Patents play a critical part in the protection of IP, and the novelty of complex inventions. When an innovator files a patent for their invention, and that patent is eventually issued, they are then able to establish a strong IP infrastructure that not only supports them and their company, but also the needs of the populations they serve and provide solutions for.
The Science Center devotes time to exploring the ins and outs of the patent filing process, as patents are crucial for the advancement of the startups it supports. The Center’s startup cohorts participate in in-person and virtual seminars and presentations, many of which are led by attorneys at firms like Duane Morris, who are subject matter experts in patents and IP. The presentations serve an important role in introducing innovators to the major categories of IP and providing them with tangible information and resources to advance their startups and obtain patent protection down the line.
The Science Center’s relationships with patent attorneys and experts allow it to cultivate a unique, collaborative learning environment where startup founders can utilize others as a sounding board for their ideas, ask questions about their research advancement, and come away with a wealth of practical guidance to apply to their work and IP development and protections.
Although the term gets thrown around a lot in STEM environments, many people don’t really know what a patent is, or understand the difference between a patent application and an actual issued patent. As much as it would make innovators’ lives easier in the short term, filing a patent isn’t as simple as going to a patent attorney and having them fill out a form and submit it to a patent office. Just like life sciences inventions often involve highly technical, complex processes that can’t be summed up in a few pages, patents must reflect the complexity, novelty and dynamic impact of the ideas and inventions they represent.
The typical patents that attorneys write may range anywhere from 50-250 pages long, and they are a combination of scientific and legal components that require very thoughtful language and information to convey a product’s value. Attorneys and those involved in the application and filing process must be extremely careful not to negate an invention’s novelty or include details that may jeopardize an applicant’s filing success.
Timing is everything when filing a patent application, and correctly filing within a deadline period can mean the difference between abandoning an application and having to start the process over from square one or being able to move forward through the examination process, and eventually, to an issued patent.
The timeline varies for different industries, but typically, the more complicated an invention and its technology is, the more time it may take to put together a robust application. The process starts with filing an application, and the patent application is then picked up by a patent examiner who conducts a prior art search to determine what similar inventions or ideas are already out there. A provisional patent is granted once filing occurs, and the national filing phase takes place within one year of the provisional patent being granted. After the prior art search, patents enter the examination and granting phase, which can take anywhere from 18 months to over 5 years, depending on the complexity of the subject matter.

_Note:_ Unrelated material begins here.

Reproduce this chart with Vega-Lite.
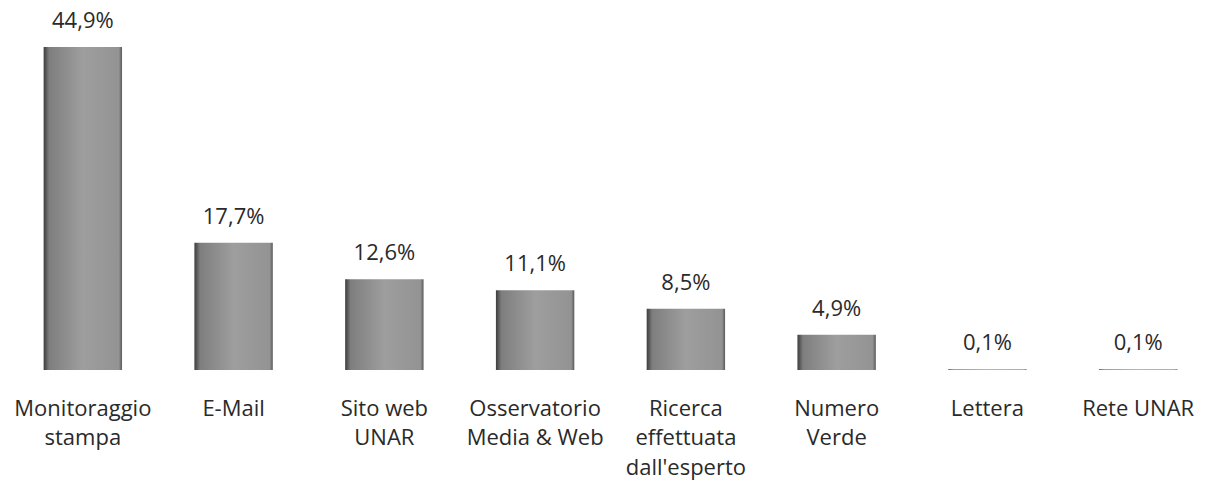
{
  "$schema": "https://vega.github.io/schema/vega-lite/v6.json",
  "autosize": "none",
  "width": 1191,
  "height": 370,
  "padding": {"left": 15, "top": 0, "right": 0, "bottom": 116},
  "background": "white",
  "config": {"view": {"stroke": null}, "font": "Open Sans"},
  "data": {
    "values": [
      {"canale": "Monitoraggio|stampa", "valore": 44.9, "etichetta": "44,9%"},
      {"canale": "E-Mail", "valore": 17.7, "etichetta": "17,7%"},
      {"canale": "Sito web|UNAR", "valore": 12.6, "etichetta": "12,6%"},
      {"canale": "Osservatorio|Media & Web", "valore": 11.1, "etichetta": "11,1%"},
      {"canale": "Ricerca|effettuata|dall'esperto", "valore": 8.5, "etichetta": "8,5%"},
      {"canale": "Numero|Verde", "valore": 4.9, "etichetta": "4,9%"},
      {"canale": "Lettera", "valore": 0.1, "etichetta": "0,1%"},
      {"canale": "Rete UNAR", "valore": 0.1, "etichetta": "0,1%"}
    ]
  },
  "encoding": {
    "x": {
      "field": "canale",
      "type": "nominal",
      "sort": null,
      "scale": {"paddingInner": 0.48, "paddingOuter": 0.19},
      "axis": {
        "title": null,
        "domain": false,
        "ticks": false,
        "labelAngle": 0,
        "labelExpr": "split(datum.label, '|')",
        "labelFont": "Open Sans",
        "labelFontSize": 22,
        "labelColor": "#2a2a2a",
        "labelPadding": 28,
        "labelBaseline": "top",
        "labelLineHeight": 29.5,
        "labelLimit": 0
      }
    },
    "y": {
      "field": "valore",
      "type": "quantitative",
      "scale": {"domain": [0, 51.43], "nice": false, "zero": true},
      "axis": null
    }
  },
  "layer": [
    {
      "mark": {
        "type": "bar",
        "color": {
          "gradient": "linear",
          "x1": 0, "y1": 0, "x2": 1, "y2": 0,
          "stops": [
            {"offset": 0, "color": "#3c3c3c"},
            {"offset": 0.07, "color": "#7e7e7e"},
            {"offset": 0.5, "color": "#9e9e9e"},
            {"offset": 0.96, "color": "#939393"},
            {"offset": 1, "color": "#5a5a5a"}
          ]
        }
      }
    },
    {
      "mark": {
        "type": "text",
        "font": "Open Sans",
        "fontSize": 22,
        "color": "#2a2a2a",
        "baseline": "alphabetic",
        "dy": -19
      },
      "encoding": {"text": {"field": "etichetta"}}
    }
  ]
}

During this time, examiners create an examination report – referred to by attorneys as an office action – kickstarting the three-month countdown clock for an attorney response, which begins at the date of office action mailing. The duration of the examination varies by country, subject area and the applicant’s budget.
Cost is a huge consideration for many inventors, as patents tend to be very expensive. Patent filing fees don’t change much, but attorney fees are more variable. If a client goes to their patent attorney to request expedited filing, they may incur additional attorney fees. If they request to make a last-minute entry in the international phase and they need to get patent applications translated to be filed in certain countries, clients may also have to pay surcharges on those translations.
One of the many roadblocks innovators encounter during the patent filing process is inadvertent disclosure of their invention. It's normal for scientists, or any industry professionals, for that matter, to want to inform others about their cutting-edge achievements. But if patent applicants publicly disclose one or more aspects of their invention prior to filing an application, it can have serious consequences for obtaining patent protection, both in the U.S. and globally.
Typically, in the U.S., applicants have a one-year grace period in which to file a patent application after public disclosure. Most significant commercial jurisdictions around the world don’t offer that grace period, so if applicants talk about their invention, or submit it to an academic journal and an abstract gets published, then they have disclosed it. Disclosure doesn’t only apply to written communication, though – it can be done through oral communication, or even a PhD dissertation thesis.
Though there are certain guidelines every innovator must follow throughout the patent process, advancing a company’s work, innovations and IP footprint is not a one-size-fits-all approach. It’s essential that startups work with experts and advisors who can speak to the unique value they offer and guide them through the process of protecting and validating their IP.